Should it? Busy waits are a big issue already when apps do that themselves, shouldn't we avoid just any busy waits and heuristics around that (apart from locking something which is virtually guaranteed not to result in a real wait)?
Well, the question is whether that wait should be made "hybrid", i.e. try for some small number of cycles before going to sleep. That may be a bit different from a typical busy wait.
It is worth mentioning, though, that if the wait *is* made hybrid, a subsequent wake will leave a buffered thread-ID alert, which may waste time.
[I can't imagine how Windows thought it was a good idea to implement futexes like this. Then again, maybe they figured out some magic faster implementation that I couldn't figure out.]
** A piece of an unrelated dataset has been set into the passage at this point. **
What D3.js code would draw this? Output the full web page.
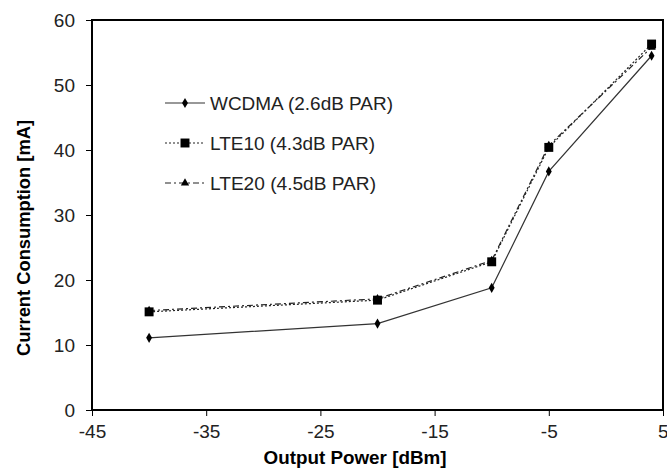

Not related to this aspect, but I think the current implementation has a different issue with spinlock around control structures. Unless I am missing anything here, if we get SIGUSR for system APC while holding that lock, and that system APC will suspend the thread, the whole process will get locked up. I think this is a very unlikely condition so we are probably not hitting this in practices. Not sure which is a good way out of here, but if there are any ideas...
Yes. It won't deadlock, because a system APC should only execute system code, but it will leave the other thread spinning. Unfortunately I don't think this is avoidable, but if anyone *does* know a way to code a wait queue that is lock-free, fair, supports timeouts, and doesn't allocate, I would love to hear it.